Akbar’s one-liners have a similar resonance, but they also have an added weight beyond the pleasurably unsettling cognitive dissonance of jokes and poetry, language working to deliver both pleasure and pain, but also a kind of uncanny recognition, laughter in the dark. If this poem can be compared to any stand-up’s routine, it is probably to someone like Neal Brennan’s 3 Mics where Brennan moves between three microphones, each set seven feet apart from the other. He starts off on the first mic with 10 minutes of standard stand-up (guns, aging, race relations), then a blackout, followed by a spotlight onto the next mic for five devastating one-liners, ( “The irony of the word ‘Palestine’ is how much like a Jewish last name it sounds”); another blackout, and then 10 minutes of more “emotional stuff” like depression, addictions, failed relationships. This continues on rotation throughout the set. “It’s a fuller picture of myself,” is how he describes the paradigm. Brennan creates a kind of poem onstage, as the finest stand-ups do. Akbar creates a kind of searing stand-up routine on the page: poetry that is both pleasurable, moving, and thought-provoking.

**

About halfway through learning the poem though, I get stuck on these two lines.

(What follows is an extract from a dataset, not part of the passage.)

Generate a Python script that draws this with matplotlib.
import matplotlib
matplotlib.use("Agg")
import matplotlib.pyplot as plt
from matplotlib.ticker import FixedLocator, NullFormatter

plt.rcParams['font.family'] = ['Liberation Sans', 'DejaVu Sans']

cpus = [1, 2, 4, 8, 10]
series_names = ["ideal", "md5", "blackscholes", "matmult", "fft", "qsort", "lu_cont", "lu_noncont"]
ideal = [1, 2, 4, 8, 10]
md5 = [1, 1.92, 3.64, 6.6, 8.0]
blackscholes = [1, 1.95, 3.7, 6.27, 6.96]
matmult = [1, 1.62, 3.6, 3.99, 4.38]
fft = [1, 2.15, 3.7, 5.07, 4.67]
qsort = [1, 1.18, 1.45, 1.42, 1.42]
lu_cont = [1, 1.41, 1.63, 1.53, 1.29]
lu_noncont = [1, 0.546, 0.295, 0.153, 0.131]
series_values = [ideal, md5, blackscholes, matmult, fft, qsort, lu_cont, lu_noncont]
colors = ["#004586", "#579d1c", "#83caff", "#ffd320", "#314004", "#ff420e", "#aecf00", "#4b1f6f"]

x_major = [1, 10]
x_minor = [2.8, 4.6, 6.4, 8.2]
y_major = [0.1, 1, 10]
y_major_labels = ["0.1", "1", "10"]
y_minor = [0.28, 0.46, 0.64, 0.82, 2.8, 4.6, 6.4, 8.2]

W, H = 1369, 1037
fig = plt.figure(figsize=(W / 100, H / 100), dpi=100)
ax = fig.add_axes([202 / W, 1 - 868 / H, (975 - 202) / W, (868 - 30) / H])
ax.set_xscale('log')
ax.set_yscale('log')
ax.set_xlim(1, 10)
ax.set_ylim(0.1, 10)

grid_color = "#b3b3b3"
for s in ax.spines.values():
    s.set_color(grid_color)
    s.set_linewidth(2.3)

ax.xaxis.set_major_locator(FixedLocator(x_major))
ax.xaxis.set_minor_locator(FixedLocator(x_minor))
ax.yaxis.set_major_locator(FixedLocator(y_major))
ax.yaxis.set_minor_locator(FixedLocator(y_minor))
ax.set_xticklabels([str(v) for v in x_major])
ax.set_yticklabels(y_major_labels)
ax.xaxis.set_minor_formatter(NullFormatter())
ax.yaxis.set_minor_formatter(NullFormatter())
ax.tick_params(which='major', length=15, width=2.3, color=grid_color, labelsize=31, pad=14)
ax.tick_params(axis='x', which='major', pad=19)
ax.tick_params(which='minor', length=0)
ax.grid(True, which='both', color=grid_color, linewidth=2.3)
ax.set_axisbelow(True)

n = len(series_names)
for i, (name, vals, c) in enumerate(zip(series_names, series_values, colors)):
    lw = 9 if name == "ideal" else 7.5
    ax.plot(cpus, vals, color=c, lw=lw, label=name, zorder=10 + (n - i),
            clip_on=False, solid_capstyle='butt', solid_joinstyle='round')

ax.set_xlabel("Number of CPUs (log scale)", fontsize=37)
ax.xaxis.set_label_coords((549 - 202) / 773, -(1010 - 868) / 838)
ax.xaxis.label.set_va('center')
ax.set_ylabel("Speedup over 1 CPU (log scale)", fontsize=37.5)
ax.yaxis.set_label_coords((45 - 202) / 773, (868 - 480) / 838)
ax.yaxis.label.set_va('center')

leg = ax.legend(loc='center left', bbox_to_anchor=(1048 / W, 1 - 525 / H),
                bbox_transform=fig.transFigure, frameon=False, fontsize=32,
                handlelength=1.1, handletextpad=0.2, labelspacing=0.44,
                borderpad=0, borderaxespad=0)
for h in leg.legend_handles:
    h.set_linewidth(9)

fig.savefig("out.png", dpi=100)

how many times are you allowed to lose the same beloveds
before you stop believing they’re gone

The first time I read the couplet I gloss over it, yoking the notion, with a little associative leap from “my father now dreams in English” to losing “dead relatives”, to presumably the same “beloveds” referred to here. But when I start learning the poem by heart, the strange logic of these lines trips me up. I keep on saying: “How many times are you allowed to lose the same beloveds before you start believing they’re gone (for good). Or: before you stop believing they’re coming back. But “to stop believing they’re gone” bamboozles me. I finally get the words memorized but they still don’t make sense.

I think this poem hinges to some extent on who we take the beloveds to be. They might be the friends and family we lose through emigration, or some other form of loss. But maybe, as the second part of the poem suggests, the beloveds are also those substances who are there for us in our times of greatest need. When we are lonely, does not a cigarette, burning quietly away feel like a friend? When we are in despair, tired, desolate, bored, does not the drink, the spliff, the line of coke function as a lover or a some other caring being, gently taking us into their arms for consolation? Seen through this lens, we maybe stop believing the beloveds are gone, because these ersatz beloveds, the psychotropic substances are always on hand to rescue us, always just a phone-call away.

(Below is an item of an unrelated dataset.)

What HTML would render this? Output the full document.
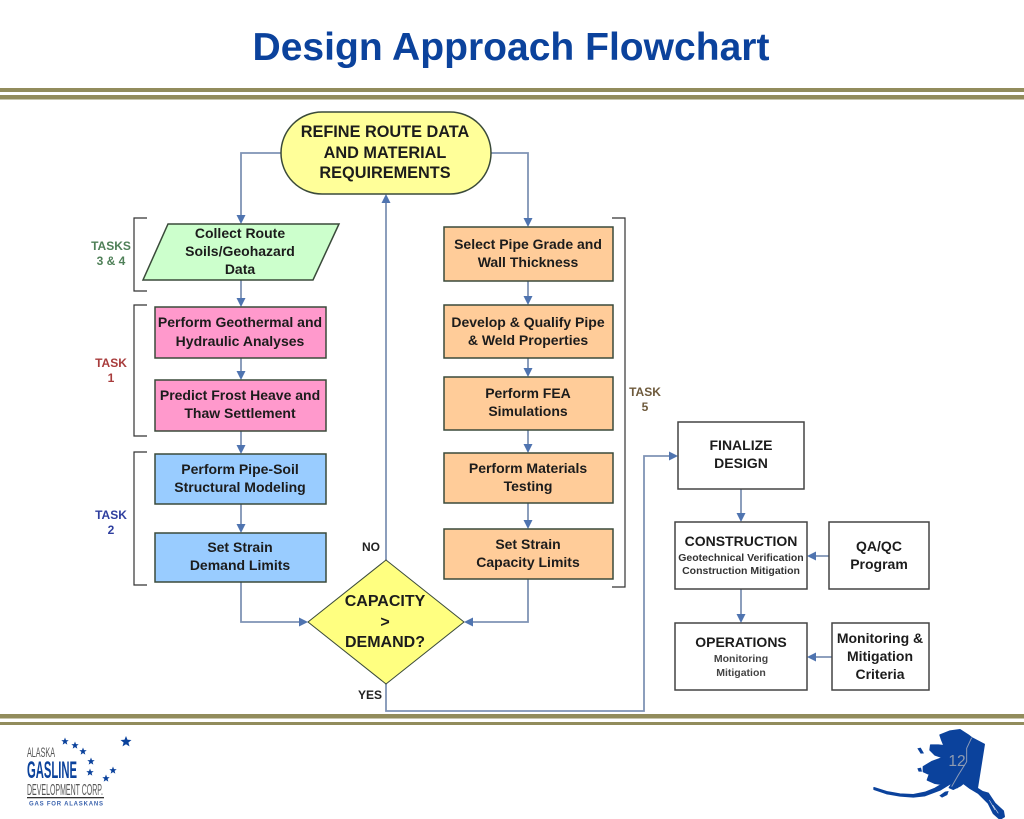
<!DOCTYPE html>
<html><head><meta charset="utf-8"><style>
html,body{margin:0;padding:0;background:#fff;width:1024px;height:819px;overflow:hidden}
svg{display:block}
text{font-family:"Liberation Sans",Arial,sans-serif;font-weight:bold;text-anchor:middle;fill:#1c1c1c}
.b{stroke:#3a4a3a;stroke-width:1.5}
.k{fill:#fff;stroke:#444;stroke-width:1.5}
.c{fill:none;stroke:#7f93b5;stroke-width:1.8}
.a{fill:#4f74b0}
.t{font-size:14px}
.br{fill:none;stroke:#333;stroke-width:1.2}
</style></head><body>
<svg width="1024" height="819" viewBox="0 0 1024 819" xmlns="http://www.w3.org/2000/svg">
<rect width="1024" height="819" fill="#fff"/>
<text x="511" y="60" font-size="39" style="fill:#0b429c" textLength="517" lengthAdjust="spacingAndGlyphs">Design Approach Flowchart</text>
<rect x="0" y="88" width="1024" height="4" fill="#928c5c"/>
<rect x="0" y="95" width="1024" height="4.500" fill="#928c5c"/>
<rect x="0" y="714" width="1024" height="4.500" fill="#928c5c"/>
<rect x="0" y="722" width="1024" height="3" fill="#928c5c"/>

<!-- connectors -->
<path class="c" d="M281 153H241V218M491 153H528V221M241 280V301M241 358V374M241 431V448M241 504V527M241 582V622H302M528 281V299M528 358V371M528 430V447M528 503V523M528 579V622H470M386 560V200M386 684V711H644V456H672M741 489V516M741 589V617M829 556H813M832 657H813"/>
<g class="a">
<path d="M236.500 215H245.500L241 224ZM236.500 298H245.500L241 307ZM236.500 371H245.500L241 380ZM236.500 445H245.500L241 454ZM236.500 524H245.500L241 533Z"/>
<path d="M523.500 218H532.500L528 227ZM523.500 296H532.500L528 305ZM523.500 368H532.500L528 377ZM523.500 444H532.500L528 453ZM523.500 520H532.500L528 529Z"/>
<path d="M299 617.500V626.500L308 622ZM473 617.500V626.500L464 622ZM381.500 203H390.500L386 194ZM669 451.500V460.500L678 456Z"/>
<path d="M736.500 513H745.500L741 522ZM736.500 614H745.500L741 623ZM816 551.500V560.500L807 556ZM816 652.500V661.500L807 657Z"/>
</g>

<!-- brackets -->
<path class="br" d="M147 218H134V291H147M147 305H134V436H147M147 452H134V585H147M612 218H625V587H612"/>

<!-- shapes -->
<rect class="b" x="281" y="112" width="210" height="82" rx="41" fill="#ffff99"/>
<path class="b" d="M168 224H339L313 280H143Z" fill="#ccffcc"/>
<g class="b">
<rect x="155" y="307" width="171" height="51" fill="#ff99cc"/>
<rect x="155" y="380" width="171" height="51" fill="#ff99cc"/>
<rect x="155" y="454" width="171" height="50" fill="#99ccff"/>
<rect x="155" y="533" width="171" height="49" fill="#99ccff"/>
<rect x="444" y="227" width="169" height="54" fill="#ffcc99"/>
<rect x="444" y="305" width="169" height="53" fill="#ffcc99"/>
<rect x="444" y="377" width="169" height="53" fill="#ffcc99"/>
<rect x="444" y="453" width="169" height="50" fill="#ffcc99"/>
<rect x="444" y="529" width="169" height="50" fill="#ffcc99"/>
</g>
<path class="b" d="M386 560L464 622L386 684L308 622Z" fill="#ffff80" style="stroke-width:1"/>
<rect class="k" x="678" y="422" width="126" height="67"/>
<rect class="k" x="675" y="522" width="132" height="67"/>
<rect class="k" x="829" y="522" width="100" height="67"/>
<rect class="k" x="675" y="623" width="132" height="67"/>
<rect class="k" x="832" y="623" width="97" height="67"/>

<!-- labels -->
<g font-size="16.300">
<text x="385" y="137">REFINE ROUTE DATA</text>
<text x="385" y="158">AND MATERIAL</text>
<text x="385" y="178">REQUIREMENTS</text>
</g>
<g class="t">
<text x="240" y="238">Collect Route</text>
<text x="240" y="256">Soils/Geohazard</text>
<text x="240" y="274">Data</text>
<text x="240" y="327">Perform Geothermal and</text>
<text x="240" y="346">Hydraulic Analyses</text>
<text x="240" y="400">Predict Frost Heave and</text>
<text x="240" y="418">Thaw Settlement</text>
<text x="240" y="474">Perform Pipe-Soil</text>
<text x="240" y="492">Structural Modeling</text>
<text x="240" y="552">Set Strain</text>
<text x="240" y="570">Demand Limits</text>
<text x="528" y="249">Select Pipe Grade and</text>
<text x="528" y="267">Wall Thickness</text>
<text x="528" y="327">Develop &amp; Qualify Pipe</text>
<text x="528" y="345">&amp; Weld Properties</text>
<text x="528" y="398">Perform FEA</text>
<text x="528" y="416">Simulations</text>
<text x="528" y="473">Perform Materials</text>
<text x="528" y="491">Testing</text>
<text x="528" y="549">Set Strain</text>
<text x="528" y="567">Capacity Limits</text>
<text x="741" y="450">FINALIZE</text>
<text x="741" y="468">DESIGN</text>
<text x="879" y="551">QA/QC</text>
<text x="879" y="569">Program</text>
<text x="880" y="643">Monitoring &amp;</text>
<text x="880" y="661">Mitigation</text>
<text x="880" y="679">Criteria</text>
</g>
<g font-size="16">
<text x="385" y="606">CAPACITY</text>
<text x="385" y="627">&gt;</text>
<text x="385" y="647">DEMAND?</text>
</g>
<text x="741" y="546" font-size="14">CONSTRUCTION</text>
<text x="741" y="647" font-size="14">OPERATIONS</text>
<g style="font-size:10.500px">
<text x="741" y="561" style="fill:#333">Geotechnical Verification</text>
<text x="741" y="574" style="fill:#333">Construction Mitigation</text>
<text x="741" y="662" style="fill:#444">Monitoring</text>
<text x="741" y="676" style="fill:#444">Mitigation</text>
</g>
<g font-size="12">
<text x="371" y="551" style="fill:#222">NO</text>
<text x="370" y="699" style="fill:#222">YES</text>
<text x="111" y="250" style="fill:#4f8058">TASKS</text>
<text x="111" y="265" style="fill:#4f8058">3 &amp; 4</text>
<text x="111" y="367" style="fill:#a83c3c">TASK</text>
<text x="111" y="382" style="fill:#a83c3c">1</text>
<text x="111" y="519" style="fill:#2f3f9f">TASK</text>
<text x="111" y="534" style="fill:#2f3f9f">2</text>
<text x="645" y="396" style="fill:#6e5a3c">TASK</text>
<text x="645" y="411" style="fill:#6e5a3c">5</text>
</g>

<!-- logo -->
<g>
<text x="41" y="757" font-size="14" style="font-weight:normal;fill:#555" textLength="28" lengthAdjust="spacingAndGlyphs">ALASKA</text>
<text x="52" y="778" font-size="24" style="fill:#0b429c" textLength="50" lengthAdjust="spacingAndGlyphs">GASLINE</text>
<text x="65" y="795" font-size="16" style="font-weight:normal;fill:#555" textLength="76" lengthAdjust="spacingAndGlyphs">DEVELOPMENT CORP.</text>
<rect x="27" y="797" width="77" height="1.300" fill="#333"/>
<text x="66" y="805.500" font-size="6" style="fill:#3a62ad" textLength="74" lengthAdjust="spacing">GAS FOR ALASKANS</text>
<g fill="#0b429c">
<path d="M65 737.500l1 2.600 2.700.1-2.100 1.700.7 2.700-2.300-1.500-2.300 1.500.7-2.700-2.100-1.700 2.700-.1z"/>
<path d="M75 741.500l1 2.600 2.700.1-2.100 1.700.7 2.700-2.300-1.500-2.300 1.500.7-2.700-2.100-1.700 2.700-.1z"/>
<path d="M83 747.500l1 2.600 2.700.1-2.100 1.700.7 2.700-2.300-1.500-2.300 1.500.7-2.700-2.100-1.700 2.700-.1z"/>
<path d="M91 757.500l1 2.600 2.700.1-2.100 1.700.7 2.700-2.300-1.500-2.300 1.500.7-2.700-2.100-1.700 2.700-.1z"/>
<path d="M90 768.500l1 2.600 2.700.1-2.100 1.700.7 2.700-2.300-1.500-2.300 1.500.7-2.700-2.100-1.700 2.700-.1z"/>
<path d="M113 766.500l1 2.600 2.700.1-2.100 1.700.7 2.700-2.300-1.500-2.300 1.500.7-2.700-2.100-1.700 2.700-.1z"/>
<path d="M106 774.500l1 2.600 2.700.1-2.100 1.700.7 2.700-2.300-1.500-2.300 1.500.7-2.700-2.100-1.700 2.700-.1z"/>
<path d="M126 736l1.500 3.800 4 .2-3.100 2.500 1.100 3.900-3.500-2.200-3.500 2.200 1.100-3.900-3.100-2.500 4-.2z"/>
</g>
</g>

<!-- Alaska map -->
<g transform="translate(870 725) scale(.3333)" fill="#0b429c">
<path stroke="#0b429c" stroke-width="4" stroke-linejoin="round" d="M210 30L240 18L270 14L295 30L305 38L343 58L322 190L338 200L355 205L375 235L400 258L403 275L390 283L370 265L355 235L325 205L300 190L280 175L272 182L250 193L238 188L248 172L235 180L210 195L165 212L130 216L90 213L50 206L12 193L12 188L50 200L90 207L130 209L165 202L195 190L215 178L195 175L172 165L178 148L160 140L160 125L185 110L218 98L195 90L180 75L182 60L205 60L222 62L215 45Z"/>
<path d="M142 70L152 68L162 85L152 86Z"/>
<path d="M142 130L153 128L156 140L146 140Z"/>
<path d="M208 212L225 200L236 198L232 210L216 218Z"/>
<path d="M242 188L255 172L275 178L262 190Z"/>
<path d="M305 38L290 70L290 110L265 150L245 185" fill="none" stroke="#8e9cb8" stroke-width="3"/>
<path d="M358 225L375 255M368 240L385 265" fill="none" stroke="#cfd8ea" stroke-width="2"/>
</g>
<text x="957" y="766" font-size="15.500" style="font-weight:normal;fill:#8f9bb0">12</text>
</svg>
</body></html>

How to live without our “beloveds”, those people or things which numb or transfigure our pain? Deflective self-harm might be an option (“turning the chisel toward myself”) or taking the AA route, strongly allied to the ethics of self-mortification (“STEP FOUR: “make a searching and fearless moral inventory of ourselves”, cf. also STEPS 5-10) but is this the answer?

one way to live a life is to spend each moment asking
forgiveness for the last         it seems to me the significance

of remorse would deflate with each performance  

At the end of the poem, an alternative solution is being posited, a kind of mindful stance, but also perhaps a poetic one:  “better / to sink a little into the earth and quietly watch life unfold / violent as a bullring”.

There is also, as there often is in Akbar’s work and life, the importance of gratitude, a theme that is picked up in other poems in the volume like “Portrait of The Alcoholic Three Weeks Sober” and “I Won’t Lie This Plague of Gratitude”:

 I was comfortable
in my native pessimism               not this spun-
                       sugar fantasy               last night I made actual

                                    cake               there were no worms in the flour no
                   bloody whirls in the eggs               afterwards the minor
                                   holiday below my waistband remained festive
                 as ever               when I touched two breasts               each one

                 was my favorite

In “Unburnable The Cold Is Flooding Our Lives” we find the gratitude of someone who perhaps realises they have survived self-annihilation through an over-reliance on their “beloveds”:

I am glad I still exist      glad for cats and moss
and Turkish indigo             

But even so, we don’t tarry too long in the realms of sentiment or sentimentality, as the poet brings us back into the more knotted and ambivalent territory of authentic unknowing, a stance shared with the stand-up comedian, spun out in a litany of and-yets:

and yet       to be light upon the earth     

to be steel bent around an endless black      to once again
be God’s own tuning fork        and yet      and yet

I don’t read these and-yets as hopeless, nor do they cancel out the gratitude and its accompanying vision of engaging with the world like a poet-prophet “quietly watching” from the margins of our culture, but neither are we pawned off with a resplendent flourish. As Akbar writes in the final line of the final poem in this volume: “The boat I am building will never be done”.

To have it any other way would feel like a kind of bad faith. As G.K. Chesterton noted many moons ago: “the reason angels can fly is that they take themselves lightly.”